§ **GOAL OF THE EXERCISE**:
Return all of the entries word for word, but omit the pictures they contain.

§ **EXTRACTED RECORDS**:
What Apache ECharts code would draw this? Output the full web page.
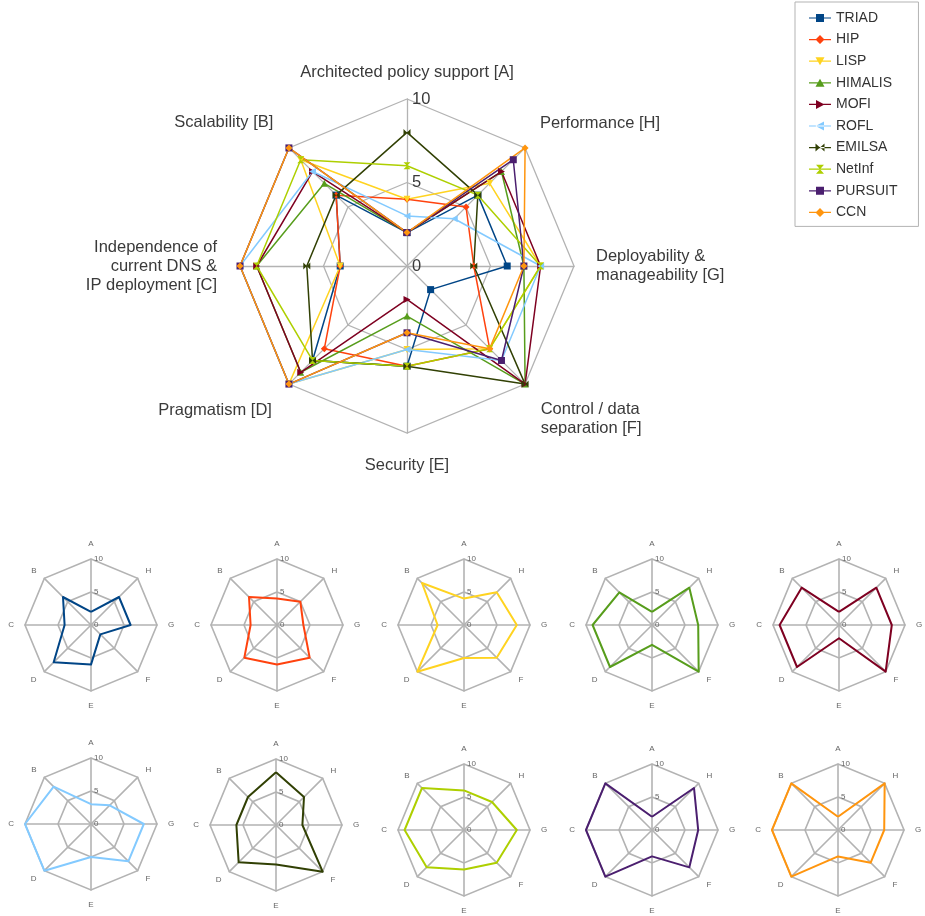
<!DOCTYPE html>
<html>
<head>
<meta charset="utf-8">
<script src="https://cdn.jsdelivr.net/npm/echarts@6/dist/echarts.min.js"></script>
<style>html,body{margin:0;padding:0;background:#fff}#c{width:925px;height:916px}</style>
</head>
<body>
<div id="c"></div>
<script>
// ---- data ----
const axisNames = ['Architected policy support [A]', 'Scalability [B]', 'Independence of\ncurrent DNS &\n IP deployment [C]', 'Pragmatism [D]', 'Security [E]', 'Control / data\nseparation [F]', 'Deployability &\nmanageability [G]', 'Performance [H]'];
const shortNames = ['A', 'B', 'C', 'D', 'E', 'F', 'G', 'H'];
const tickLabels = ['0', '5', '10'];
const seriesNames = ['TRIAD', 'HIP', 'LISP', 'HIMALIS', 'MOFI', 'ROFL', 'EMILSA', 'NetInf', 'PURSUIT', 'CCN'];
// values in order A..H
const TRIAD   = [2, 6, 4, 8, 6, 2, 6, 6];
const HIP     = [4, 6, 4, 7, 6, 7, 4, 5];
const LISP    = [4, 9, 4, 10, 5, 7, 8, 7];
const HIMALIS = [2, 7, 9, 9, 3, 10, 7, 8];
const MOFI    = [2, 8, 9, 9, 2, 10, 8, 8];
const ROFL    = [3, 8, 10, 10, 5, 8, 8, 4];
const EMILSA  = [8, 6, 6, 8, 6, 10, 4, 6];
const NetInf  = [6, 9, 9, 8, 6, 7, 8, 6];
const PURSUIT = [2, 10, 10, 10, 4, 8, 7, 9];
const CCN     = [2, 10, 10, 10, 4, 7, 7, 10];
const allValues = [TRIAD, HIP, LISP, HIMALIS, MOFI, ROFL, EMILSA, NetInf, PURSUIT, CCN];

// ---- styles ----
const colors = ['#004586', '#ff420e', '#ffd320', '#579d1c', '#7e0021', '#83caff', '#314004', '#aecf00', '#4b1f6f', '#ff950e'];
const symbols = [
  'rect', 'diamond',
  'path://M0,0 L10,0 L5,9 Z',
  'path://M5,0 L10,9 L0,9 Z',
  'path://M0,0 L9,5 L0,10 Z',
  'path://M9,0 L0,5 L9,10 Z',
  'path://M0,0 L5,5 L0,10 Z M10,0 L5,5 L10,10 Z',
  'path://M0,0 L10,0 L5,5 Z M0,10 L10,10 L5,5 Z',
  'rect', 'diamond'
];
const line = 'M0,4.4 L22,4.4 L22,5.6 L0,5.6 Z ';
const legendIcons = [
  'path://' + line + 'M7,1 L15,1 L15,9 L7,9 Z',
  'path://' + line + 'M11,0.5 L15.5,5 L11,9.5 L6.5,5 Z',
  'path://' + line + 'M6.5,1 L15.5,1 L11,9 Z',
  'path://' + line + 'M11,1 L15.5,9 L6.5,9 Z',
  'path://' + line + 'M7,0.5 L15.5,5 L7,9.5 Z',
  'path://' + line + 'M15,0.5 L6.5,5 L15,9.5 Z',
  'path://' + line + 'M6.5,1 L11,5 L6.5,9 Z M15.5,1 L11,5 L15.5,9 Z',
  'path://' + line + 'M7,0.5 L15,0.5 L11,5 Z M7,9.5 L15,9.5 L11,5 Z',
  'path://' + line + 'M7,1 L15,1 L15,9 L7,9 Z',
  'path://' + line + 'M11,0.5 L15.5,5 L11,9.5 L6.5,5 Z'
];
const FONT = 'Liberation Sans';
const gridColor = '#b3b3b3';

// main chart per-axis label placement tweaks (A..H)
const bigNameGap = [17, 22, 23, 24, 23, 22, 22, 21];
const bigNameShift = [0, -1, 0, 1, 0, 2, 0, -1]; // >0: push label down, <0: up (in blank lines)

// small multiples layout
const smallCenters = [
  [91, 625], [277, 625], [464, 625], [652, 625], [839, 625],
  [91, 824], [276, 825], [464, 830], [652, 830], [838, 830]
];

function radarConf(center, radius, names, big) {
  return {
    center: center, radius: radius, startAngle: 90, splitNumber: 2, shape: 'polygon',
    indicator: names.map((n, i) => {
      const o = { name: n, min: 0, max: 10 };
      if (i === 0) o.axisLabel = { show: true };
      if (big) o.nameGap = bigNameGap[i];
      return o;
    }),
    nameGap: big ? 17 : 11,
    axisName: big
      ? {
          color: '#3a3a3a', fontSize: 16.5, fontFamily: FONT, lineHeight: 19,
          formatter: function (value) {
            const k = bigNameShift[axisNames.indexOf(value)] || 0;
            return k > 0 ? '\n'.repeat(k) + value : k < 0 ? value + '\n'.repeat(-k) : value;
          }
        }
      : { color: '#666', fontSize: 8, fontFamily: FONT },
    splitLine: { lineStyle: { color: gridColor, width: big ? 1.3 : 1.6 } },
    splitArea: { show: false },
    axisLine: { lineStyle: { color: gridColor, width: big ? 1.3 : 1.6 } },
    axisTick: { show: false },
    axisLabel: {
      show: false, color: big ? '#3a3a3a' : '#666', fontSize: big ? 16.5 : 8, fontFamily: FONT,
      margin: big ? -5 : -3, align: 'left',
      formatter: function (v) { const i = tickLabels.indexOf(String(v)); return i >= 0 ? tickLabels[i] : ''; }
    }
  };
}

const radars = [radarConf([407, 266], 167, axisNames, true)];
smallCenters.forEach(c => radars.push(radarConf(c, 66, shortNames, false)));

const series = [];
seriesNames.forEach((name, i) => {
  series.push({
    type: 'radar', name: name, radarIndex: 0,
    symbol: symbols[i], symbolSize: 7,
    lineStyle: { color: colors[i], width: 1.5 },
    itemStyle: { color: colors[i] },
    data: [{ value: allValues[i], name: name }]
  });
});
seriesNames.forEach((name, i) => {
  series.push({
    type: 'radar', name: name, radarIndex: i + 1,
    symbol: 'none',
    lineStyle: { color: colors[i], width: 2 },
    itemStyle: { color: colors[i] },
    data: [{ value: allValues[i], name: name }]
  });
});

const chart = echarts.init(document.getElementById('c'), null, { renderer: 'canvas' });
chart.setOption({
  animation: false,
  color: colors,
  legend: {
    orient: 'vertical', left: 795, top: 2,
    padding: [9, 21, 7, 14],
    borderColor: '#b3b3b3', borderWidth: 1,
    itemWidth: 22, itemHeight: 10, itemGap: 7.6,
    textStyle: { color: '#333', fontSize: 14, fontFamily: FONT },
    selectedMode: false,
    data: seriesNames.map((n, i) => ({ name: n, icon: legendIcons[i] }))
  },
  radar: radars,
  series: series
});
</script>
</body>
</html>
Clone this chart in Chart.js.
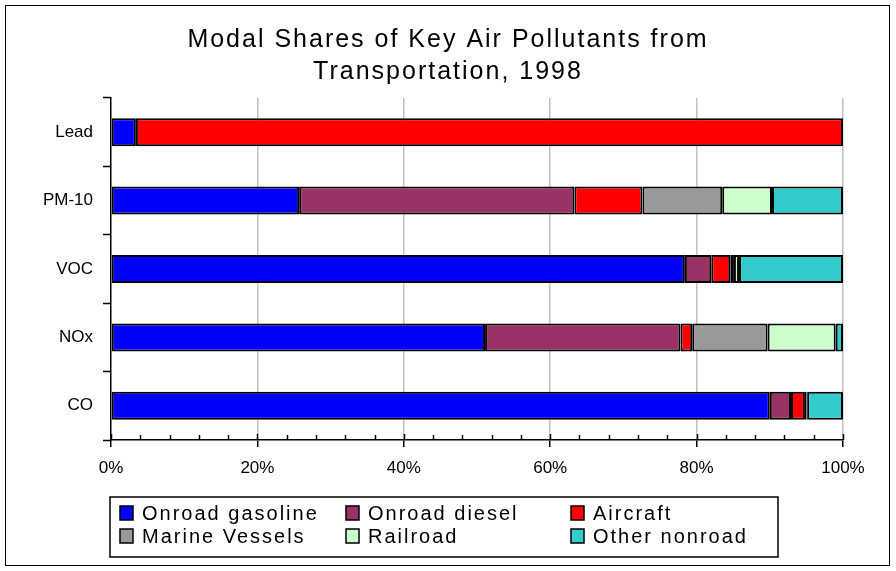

§ **TASK RESULT**:
What Apache ECharts code would draw this? Output the full web page.
<!DOCTYPE html>
<html>
<head>
<meta charset="utf-8">
<script src="https://cdn.jsdelivr.net/npm/echarts@6/dist/echarts.min.js"></script>
<style>html,body{margin:0;padding:0;background:#fff}#c{width:925px;height:916px}</style>
</head>
<body>
<div id="c"></div>
<script>
// ---- data ----
const axisNames = ['Architected policy support [A]', 'Scalability [B]', 'Independence of\ncurrent DNS &\n IP deployment [C]', 'Pragmatism [D]', 'Security [E]', 'Control / data\nseparation [F]', 'Deployability &\nmanageability [G]', 'Performance [H]'];
const shortNames = ['A', 'B', 'C', 'D', 'E', 'F', 'G', 'H'];
const tickLabels = ['0', '5', '10'];
const seriesNames = ['TRIAD', 'HIP', 'LISP', 'HIMALIS', 'MOFI', 'ROFL', 'EMILSA', 'NetInf', 'PURSUIT', 'CCN'];
// values in order A..H
const TRIAD   = [2, 6, 4, 8, 6, 2, 6, 6];
const HIP     = [4, 6, 4, 7, 6, 7, 4, 5];
const LISP    = [4, 9, 4, 10, 5, 7, 8, 7];
const HIMALIS = [2, 7, 9, 9, 3, 10, 7, 8];
const MOFI    = [2, 8, 9, 9, 2, 10, 8, 8];
const ROFL    = [3, 8, 10, 10, 5, 8, 8, 4];
const EMILSA  = [8, 6, 6, 8, 6, 10, 4, 6];
const NetInf  = [6, 9, 9, 8, 6, 7, 8, 6];
const PURSUIT = [2, 10, 10, 10, 4, 8, 7, 9];
const CCN     = [2, 10, 10, 10, 4, 7, 7, 10];
const allValues = [TRIAD, HIP, LISP, HIMALIS, MOFI, ROFL, EMILSA, NetInf, PURSUIT, CCN];

// ---- styles ----
const colors = ['#004586', '#ff420e', '#ffd320', '#579d1c', '#7e0021', '#83caff', '#314004', '#aecf00', '#4b1f6f', '#ff950e'];
const symbols = [
  'rect', 'diamond',
  'path://M0,0 L10,0 L5,9 Z',
  'path://M5,0 L10,9 L0,9 Z',
  'path://M0,0 L9,5 L0,10 Z',
  'path://M9,0 L0,5 L9,10 Z',
  'path://M0,0 L5,5 L0,10 Z M10,0 L5,5 L10,10 Z',
  'path://M0,0 L10,0 L5,5 Z M0,10 L10,10 L5,5 Z',
  'rect', 'diamond'
];
const line = 'M0,4.4 L22,4.4 L22,5.6 L0,5.6 Z ';
const legendIcons = [
  'path://' + line + 'M7,1 L15,1 L15,9 L7,9 Z',
  'path://' + line + 'M11,0.5 L15.5,5 L11,9.5 L6.5,5 Z',
  'path://' + line + 'M6.5,1 L15.5,1 L11,9 Z',
  'path://' + line + 'M11,1 L15.5,9 L6.5,9 Z',
  'path://' + line + 'M7,0.5 L15.5,5 L7,9.5 Z',
  'path://' + line + 'M15,0.5 L6.5,5 L15,9.5 Z',
  'path://' + line + 'M6.5,1 L11,5 L6.5,9 Z M15.5,1 L11,5 L15.5,9 Z',
  'path://' + line + 'M7,0.5 L15,0.5 L11,5 Z M7,9.5 L15,9.5 L11,5 Z',
  'path://' + line + 'M7,1 L15,1 L15,9 L7,9 Z',
  'path://' + line + 'M11,0.5 L15.5,5 L11,9.5 L6.5,5 Z'
];
const FONT = 'Liberation Sans';
const gridColor = '#b3b3b3';

// main chart per-axis label placement tweaks (A..H)
const bigNameGap = [17, 22, 23, 24, 23, 22, 22, 21];
const bigNameShift = [0, -1, 0, 1, 0, 2, 0, -1]; // >0: push label down, <0: up (in blank lines)

// small multiples layout
const smallCenters = [
  [91, 625], [277, 625], [464, 625], [652, 625], [839, 625],
  [91, 824], [276, 825], [464, 830], [652, 830], [838, 830]
];

function radarConf(center, radius, names, big) {
  return {
    center: center, radius: radius, startAngle: 90, splitNumber: 2, shape: 'polygon',
    indicator: names.map((n, i) => {
      const o = { name: n, min: 0, max: 10 };
      if (i === 0) o.axisLabel = { show: true };
      if (big) o.nameGap = bigNameGap[i];
      return o;
    }),
    nameGap: big ? 17 : 11,
    axisName: big
      ? {
          color: '#3a3a3a', fontSize: 16.5, fontFamily: FONT, lineHeight: 19,
          formatter: function (value) {
            const k = bigNameShift[axisNames.indexOf(value)] || 0;
            return k > 0 ? '\n'.repeat(k) + value : k < 0 ? value + '\n'.repeat(-k) : value;
          }
        }
      : { color: '#666', fontSize: 8, fontFamily: FONT },
    splitLine: { lineStyle: { color: gridColor, width: big ? 1.3 : 1.6 } },
    splitArea: { show: false },
    axisLine: { lineStyle: { color: gridColor, width: big ? 1.3 : 1.6 } },
    axisTick: { show: false },
    axisLabel: {
      show: false, color: big ? '#3a3a3a' : '#666', fontSize: big ? 16.5 : 8, fontFamily: FONT,
      margin: big ? -5 : -3, align: 'left',
      formatter: function (v) { const i = tickLabels.indexOf(String(v)); return i >= 0 ? tickLabels[i] : ''; }
    }
  };
}

const radars = [radarConf([407, 266], 167, axisNames, true)];
smallCenters.forEach(c => radars.push(radarConf(c, 66, shortNames, false)));

const series = [];
seriesNames.forEach((name, i) => {
  series.push({
    type: 'radar', name: name, radarIndex: 0,
    symbol: symbols[i], symbolSize: 7,
    lineStyle: { color: colors[i], width: 1.5 },
    itemStyle: { color: colors[i] },
    data: [{ value: allValues[i], name: name }]
  });
});
seriesNames.forEach((name, i) => {
  series.push({
    type: 'radar', name: name, radarIndex: i + 1,
    symbol: 'none',
    lineStyle: { color: colors[i], width: 2 },
    itemStyle: { color: colors[i] },
    data: [{ value: allValues[i], name: name }]
  });
});

const chart = echarts.init(document.getElementById('c'), null, { renderer: 'canvas' });
chart.setOption({
  animation: false,
  color: colors,
  legend: {
    orient: 'vertical', left: 795, top: 2,
    padding: [9, 21, 7, 14],
    borderColor: '#b3b3b3', borderWidth: 1,
    itemWidth: 22, itemHeight: 10, itemGap: 7.6,
    textStyle: { color: '#333', fontSize: 14, fontFamily: FONT },
    selectedMode: false,
    data: seriesNames.map((n, i) => ({ name: n, icon: legendIcons[i] }))
  },
  radar: radars,
  series: series
});
</script>
</body>
</html>
Clone this chart in Chart.js.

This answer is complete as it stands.